On the contrary, an open and operating economy is the best means of dealing with the emergency because that keeps operational the ability to generate the weal and mechanisms necessary to bring the emergency quickly and efficiently to a favorable conclusion.

 

The bill can be read here (the bill actually spills onto a second page by one line).

It’s a Start

A coalition of 10 States, led by Texas, has filed an amicus brief in the 11th Circuit Appellate Court supporting Florida’s law requiring Big Tech to

consistently apply content-moderation practices and disclosures to affected users.

The Texas law, in particular and on which Florida’s law was modeled, specifies that

…social media sites in question must…disclose their content management and moderation policies and create a complaint and appeals process. The new law also prohibits email service providers from impeding the transmission of email messages based on content.

So far, so good for the two laws, but not far enough for either.

These platforms’ moderation teams also must be required to advise the poster/communicator, in advance of any adverse action, that the team is contemplating such action. In that advance notice, the moderation teams must advise the poster/communicator which platform criterion or set of criteria that the moderation team believes is being violated, and how—in concrete, measurable terms—the team believes that violation(s) is occurring.

For instance, in the case of “might offend some,” that notice must specify the group or groups the team believes might be offended and how that offense might occur—vis., if the potential offense is along the lines non-inclusiveness, the team must specify precisely how the non-inclusion is believed to be occurring.

The team also must suggest alternative phrasings (yes, plural) and for each alternative explain how the team’s suggestion conveys the same message as the original.

This advance notice also must provide the name and business contact data of the moderation team lead and the name and business contact data of the platform Director or Senior Vice President overseeing the platform’s moderation function.

The appeal itself must go to an independent arbitration board agreeable to both the poster/communicator and the platform and at the platform’s sole expense.

Tech in the Classroom

In a Wall Street Journal article centered on the classroom distractions provided by the smart watches students bring into their classrooms, Julie Jargon asked,

Which tech option makes more sense for students, smartwatches or phones?

I say neither of the above. Technology that jams the radio signals these devices depend on so that only 911 calls can get in or out is the option that’s needed. The kids need to stop being pupils and need, instead, to be students, and their parents need to step back and let them.

That move by the parents is, of course, entirely different from the parents’ need to be actively involved in their kids’ education itself, from monitoring the schoolwork they bring home (or should be bringing home) to monitoring the curriculum the school and teachers are pushing and correcting that curriculum where necessary.

California’s Regulations

Do they impact other States?

One regulation, in particular, concerns California’s potential regulation, under the upcoming Proposition 12, which seeks to control the amount of space hog farmers devote to each hog.

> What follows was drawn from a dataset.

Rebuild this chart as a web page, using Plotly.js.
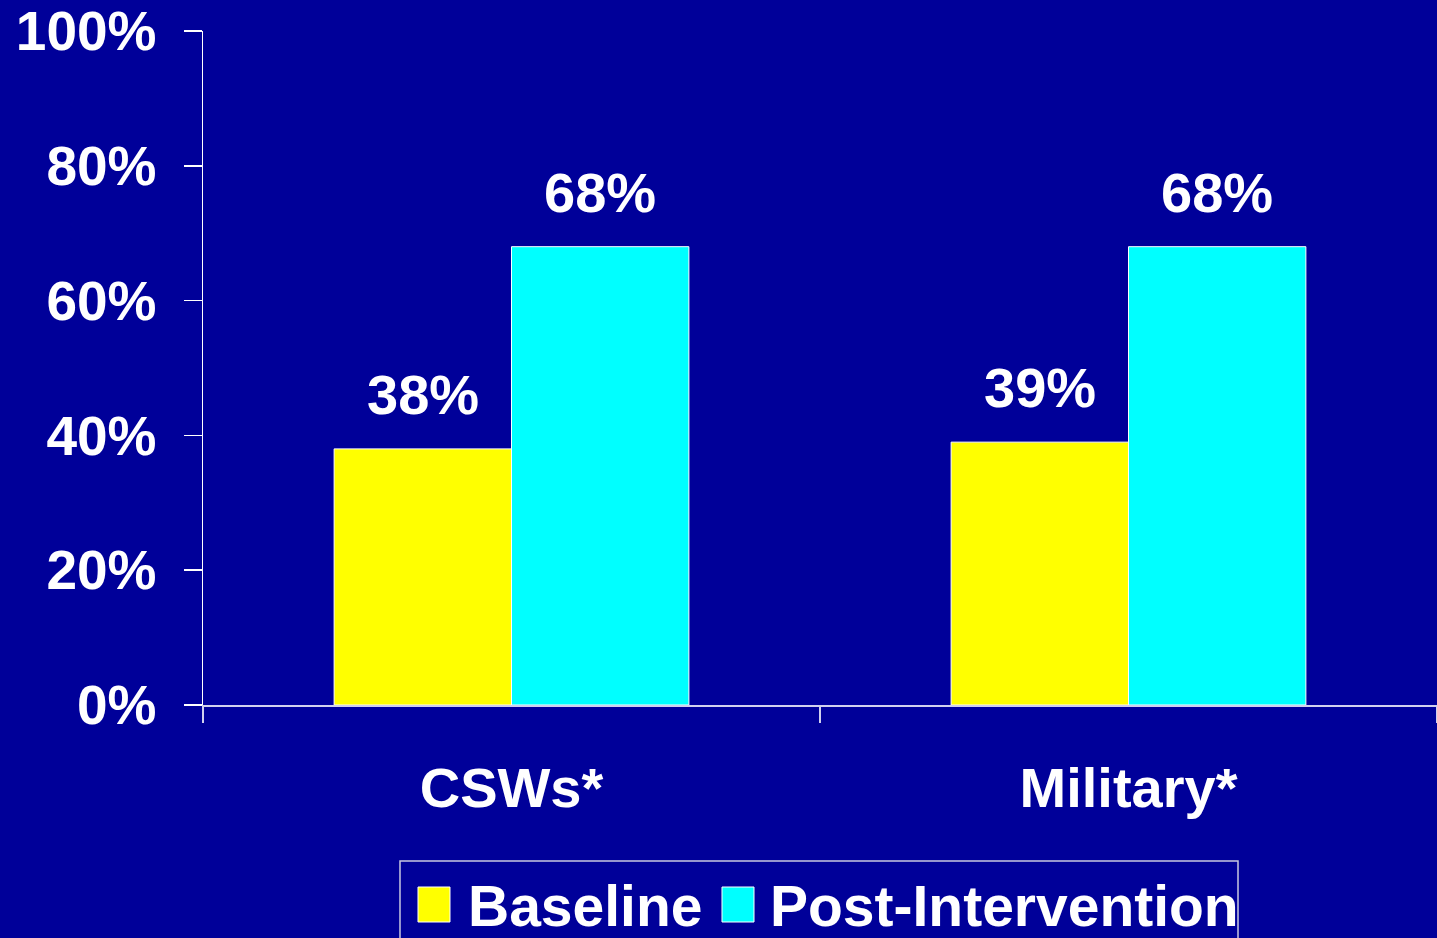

Nominally, Prop 12 is causing non-California hog farmers (and, presumably, the two or three California hog farmers) confusion, according to Tasha Bunting, the Illinois Farm Bureau’s Assistant Director of Commodities & Livestock Programs:

Prop 12 really doesn’t have all of their rules implemented yet. What exactly it is going to look like hasn’t been finalized. It is really putting our producers behind the eight ball from the get-go[.]

And then California finalizes its rules—however late in the game—and confusion supposedly disappears, and hog farmers around the US begin to adjust.

Or not.

Prop 12’s impact spreads beyond California’s borders only to the extent other States, hog farmers domiciled in other States, allow it to. There are plenty of markets, domestic and foreign, for hog producers. They don’t have to sell into California at all.